– Почем мне знать, где твой сын?
– Я держала его за руку все время! Он был рядом, я держала его…
– Ничего не видела, – мотала она головой.
Я беспрерывно глядела по сторонам, но, кроме тел, лиц, пакетов и ног, ничего не видела. Кая не было нигде. Нигде!
– Кай! – крикнула я в толпу. – Кай!
– Держать надо было крепче своего Кая! – крикнула в ответ старуха.
Она смотрела по сторонам вместе со мной, не знаю, что именно она высматривала, может быть, Кая, а может быть, прилавки с едой и глинтвейном.
– Отдай мне своего гусика. Одной, чай, сильно жирно такого огромного гуся сожрать!
Она шла ко мне, словно низкая желтая глыба. Блестящие глазки, вместо улыбки звериный оскал. Чему она радуется?
– Где мой сын? – прошептала я в серый туман.
Старушка выхватила сумку с тушкой гуся и прочими продуктами из моих рук. Под их весом она стала еще ниже, но видно, тяжести таскать привыкла.

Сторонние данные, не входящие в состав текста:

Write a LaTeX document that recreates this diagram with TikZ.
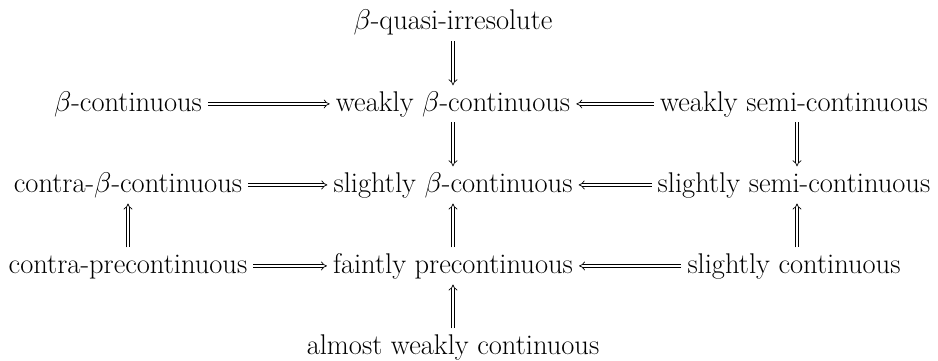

– Там же, где мы все, – прохрипела она, повернулась и медленно пошла прочь от меня, толпы и площади. Я стояла и смотрела, как ее желтое пальто постепенно скрывается в туманной пелене. Единственное яркое пятно в этом сером ничто.
– Кай! – крикнула я изо всех оставшихся сил, но мой крик потонул в новом шуме. Люди смешались и закружились перед глазами единой серо-черной каруселью. Я подняла глаза к небу и увидела, что оно падает. Падает на меня. Падает на всех нас.
Дом по имени Оська
Здравствуй, Нютка. Помнишь наш старый дом на лесхозе, где ты до девяти лет жила вместе со мной и дедушкой? Ты чудесно проводила там время, будучи непоседливой девчонкой с вечно растрепанными косичками и разбитыми коленками. Ты любила тот старый дом, как любила и нас – стариков. Со смерти дедушки прошло уже семь лет, и я вскоре отправлюсь вслед за ним. Да я и не против, знаешь ли. Когда тебе переваливает за девяносто семь, жизнь уже не кажется столь желанной и бесценной. Старикам приходится нелегко. Древние кости норовят рассыпаться, бессонница каждую ночь, да еще этот чертов диабет, будь он неладен! Как же я устала от наставлений этого пройдохи врача. Это нельзя, то нельзя, ничего нельзя! Поэтому я решила, раз уж одной ногой в могиле, не буду себе больше ни в чем отказывать.
Рядом со мной недавно открылась небольшая кондитерская, и каждый день тайком от сиделки я хожу посмотреть на сладости. Ну, не только посмотреть. Могу сказать одно: если рай существует, то я уже в нем! Трубочки с заварным кремом, овсяное печенье, имбирные пряники – вот она, настоящая жизнь! Жаль, что началась она для меня слишком поздно. Сейчас я как раз вернулась из кондитерской, и, должна сказать, поход меня немного утомил. То, что я когда-то могла сделать за полчаса, теперь растягивается для меня на полдня. Думаю, у меня действительно не так много времени, поэтому я сразу же села писать тебе письмо, которое собиралась написать лет семь назад. Я немного запоздала с этим, но ты уж не сердись на старушку. Я, как видишь, во всем немного задерживаюсь, девяносто семь лет – не каждый может так задержаться.
Я сижу в светлой кухне за маленьким столом, передо мной корзина самых разнообразных сладостей. Прошу, не переживай за меня, ведь я сама так решила. Вдоволь налопаться пирожных – не самый плохой конец, учитывая, что поедание сладкого едва ли не последняя вещь, которую я способна выполнить самостоятельно.
Время от времени я поглядываю в окно, чтобы насладиться этим тоскливым пейзажем, полным поэтической грусти. Я будто в старом готическом романе, который никто не читает. И правильно делает: старые готические романы – скука смертная. Весь парк, на который выходят окна кухни, сейчас застлан туманом, от чего нерастаявший снег, покрытый толстым слоем наледи, кажется почти девственно белым и свежим, будто выпал совсем недавно. Очертания голых деревьев навевают воспоминания, и в голове возникают образы старых домиков, укутанных виноградником, стоящих в окружении тополей, абрикосов и орехов.